Six months ago, the State Department asked me to organize the first American Studies Institute -- an experimental summer school on American values for students from the Muslim world. The brainchild of State's Bureau of Educational and Cultural Affairs, the program is a visionary idea on several levels. By reaching out to foreign college students -- which the department's educational programs have not done for nearly half a century -- the program offers an alternative to the madrasas that have been training young Muslims in the fanatical extremes of anti-Americanism. By asking American colleges to run the programs, the federal government entrusts the teaching to independent scholars, avoids the taint of propaganda and widens public participation in our foreign policy.

In the 1990s, the U.S. committed a serious error when we eliminated many of the overseas cultural programs that had been in place since the Cold War.

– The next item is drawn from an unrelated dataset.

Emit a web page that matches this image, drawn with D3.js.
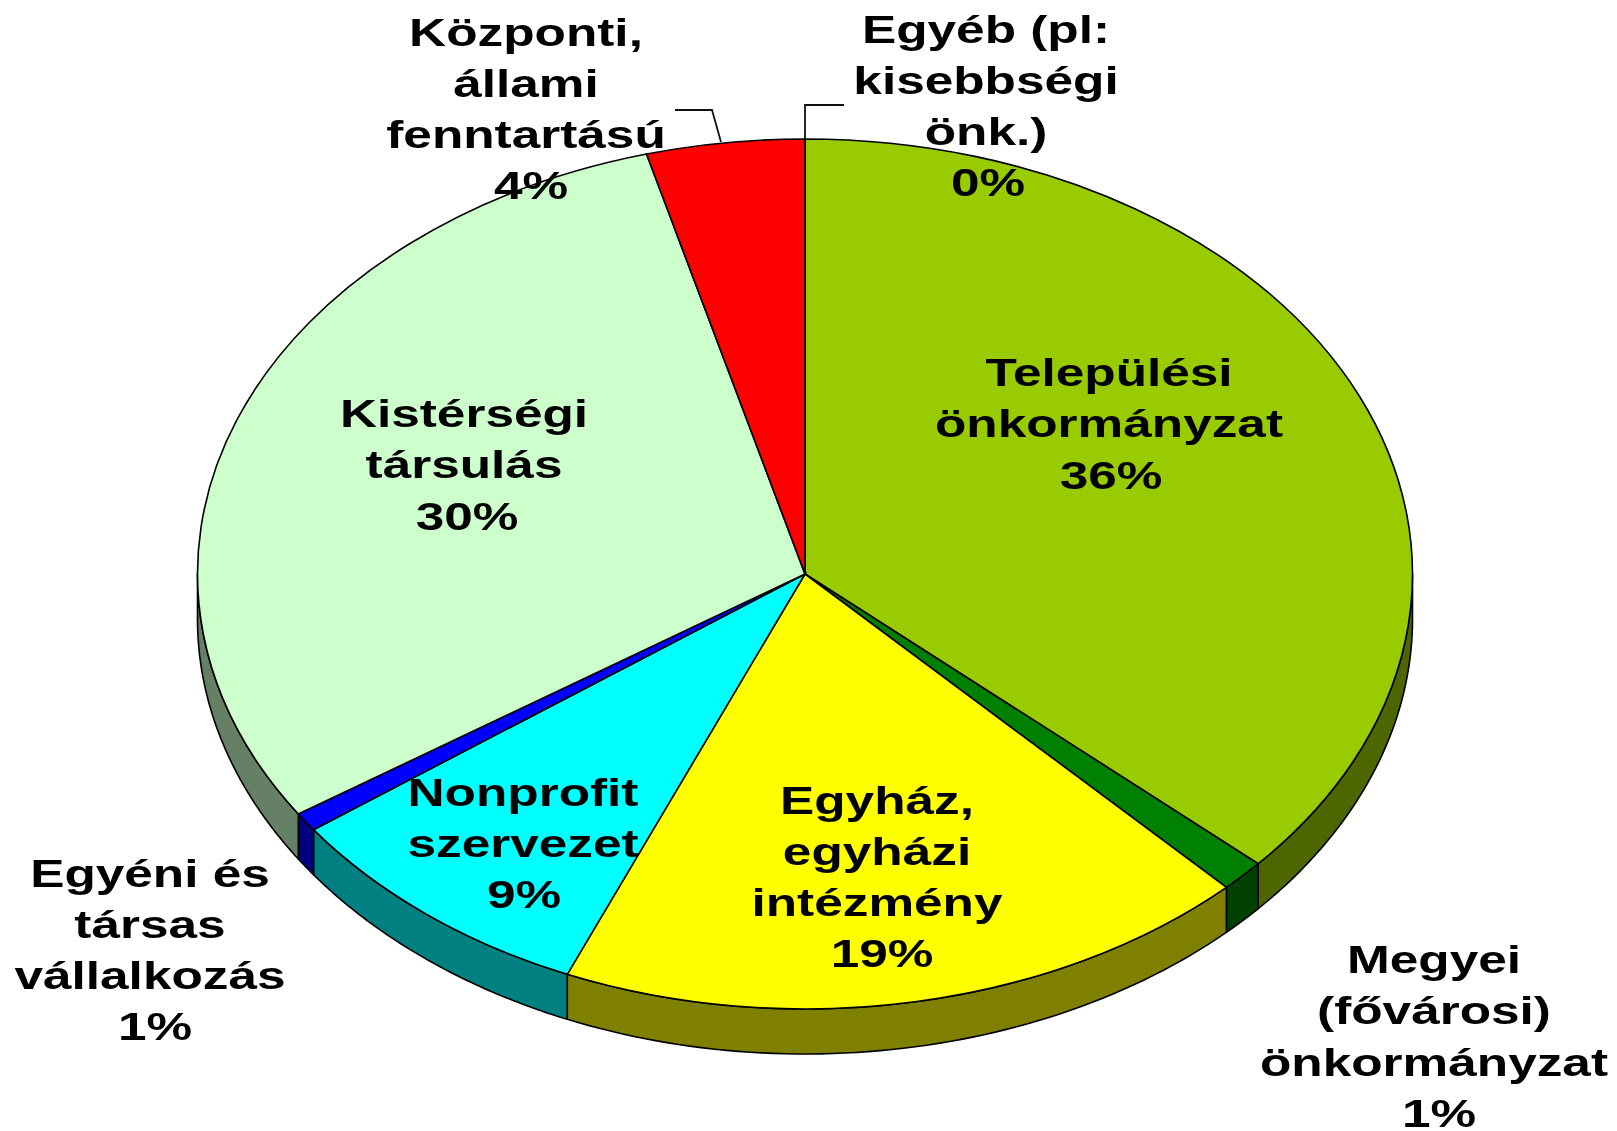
<!DOCTYPE html>
<html>
<head>
<meta charset="utf-8">
<script src="https://cdn.jsdelivr.net/npm/d3@7"></script>
<style>
html,body{margin:0;padding:0;background:#fff;overflow:hidden}
text{font-family:"Liberation Sans",Arial,sans-serif;font-weight:bold;fill:#000}
</style>
</head>
<body>
<svg id="chart" width="1617" height="1131"></svg>
<script>
const categories = ["Települési önkormányzat","Megyei (fővárosi) önkormányzat","Egyház, egyházi intézmény","Nonprofit szervezet","Egyéni és társas vállalkozás","Kistérségi társulás","Központi, állami fenntartású","Egyéb (pl: kisebbségi önk.)"];
const values = [36.6,1.2,18.6,8.6,0.7,30.1,4.2,0];
const topColors = ["#99CC00","#008000","#FFFF00","#00FFFF","#0000FF","#CCFFCC","#FF0000","#FF9900"];
const sideColors = ["#4D6600","#004000","#808000","#008080","#000080","#668066","#800000","#804D00"];
const labelLines = [
  ["Települési","önkormányzat","36%"],
  ["Megyei","(fővárosi)","önkormányzat","1%"],
  ["Egyház,","egyházi","intézmény","19%"],
  ["Nonprofit","szervezet","9%"],
  ["Egyéni és","társas","vállalkozás","1%"],
  ["Kistérségi","társulás","30%"],
  ["Központi,","állami","fenntartású","4%"],
  ["Egyéb (pl:","kisebbségi","önk.)","0%"]
];
// layout: label centre x and first baseline y, in page pixels
const labelX = [1109,1434,877,523,150,464,526,986];
const labelY = [386,973,813.5,805.5,886.5,427,45.5,42.5];
const percentDx = [2,5,5,1,5,3,5,2];
const leaders = [
  [[675,110],[712,110],[721,142]],
  [[805,139],[805,105],[844,105]]
];

const cx=805, cy=574, rx=607.5, ry=435, depth=45;
const lineHeight=51.3, fontSize=39.5, stretch=1.3;

const svg=d3.select("#chart");
const defs=svg.append("defs");
defs.append("filter").attr("id","soft").attr("x","-5%").attr("y","-5%").attr("width","110%").attr("height","110%")
  .append("feGaussianBlur").attr("stdDeviation",0.55);

const pie=d3.pie().sort(null).startAngle(0).endAngle(2*Math.PI);
const arcs=pie(values);
const xS=d3.scaleLinear().domain([-1,1]).range([cx-rx,cx+rx]);
const yS=d3.scaleLinear().domain([-1,1]).range([cy-ry,cy+ry]);
const px=a=>xS(Math.sin(a)), py=a=>yS(-Math.cos(a));

// side walls: visible only across the front half of the ellipse
const wall=svg.append("g");
arcs.forEach((d,i)=>{
  const a0=Math.max(d.startAngle,Math.PI/2), a1=Math.min(d.endAngle,3*Math.PI/2);
  if(a1<=a0) return;
  const steps=d3.range(0,61).map(k=>a0+(a1-a0)*k/60);
  const top=steps.map(a=>[px(a),py(a)]);
  const bottom=steps.slice().reverse().map(a=>[px(a),py(a)+depth]);
  wall.append("path").attr("d",d3.line()(top.concat(bottom))+"Z")
    .attr("fill",sideColors[i]).attr("stroke","#000").attr("stroke-width",1.6).attr("stroke-linejoin","round");
});

// top face
const arc=d3.arc().innerRadius(0).outerRadius(rx);
const face=svg.append("g").attr("transform",`translate(${cx},${cy}) scale(1,${ry/rx})`);
face.selectAll("path").data(arcs.filter(d=>d.value>0)).join("path")
  .attr("d",arc)
  .attr("fill",d=>topColors[d.index])
  .attr("stroke","#000").attr("stroke-width",1.6)
  .attr("vector-effect","non-scaling-stroke");

// leader lines
svg.append("g").selectAll("path").data(leaders).join("path")
  .attr("d",d3.line()).attr("fill","none").attr("stroke","#111").attr("stroke-width",1.8);

// labels
const lab=svg.append("g").attr("filter","url(#soft)");
labelLines.forEach((lines,i)=>{
  lines.forEach((t,j)=>{
    const dx = j===lines.length-1 ? percentDx[i] : 0;
    lab.append("text")
      .attr("transform",`translate(${labelX[i]+dx},${labelY[i]+j*lineHeight}) scale(${stretch},1)`)
      .attr("text-anchor","middle").attr("font-size",fontSize).text(t);
  });
});
</script>
</body>
</html>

American educational centers and libraries were closed down in places like Pakistan, where they had never been more desperately needed, and under pressure from then-Sen. Jesse Helms (R-N.C.), the U.S. Information Agency was folded into the State Department and effectively eliminated. Is there any wonder that foreigners have trouble understanding us?

But now, called to attention by the events of 9/11, the U.S. government is groggily waking up to the need to explain itself better to an uncomprehending, often resentful world. Just as we did in the late 1930s, when the State Department created a cultural division to counteract the rise of fascism, and again in the 1950s, when the Cold War led to some of our best efforts to wage cultural diplomacy, we are discovering new incentives to explain the ideas that animate us.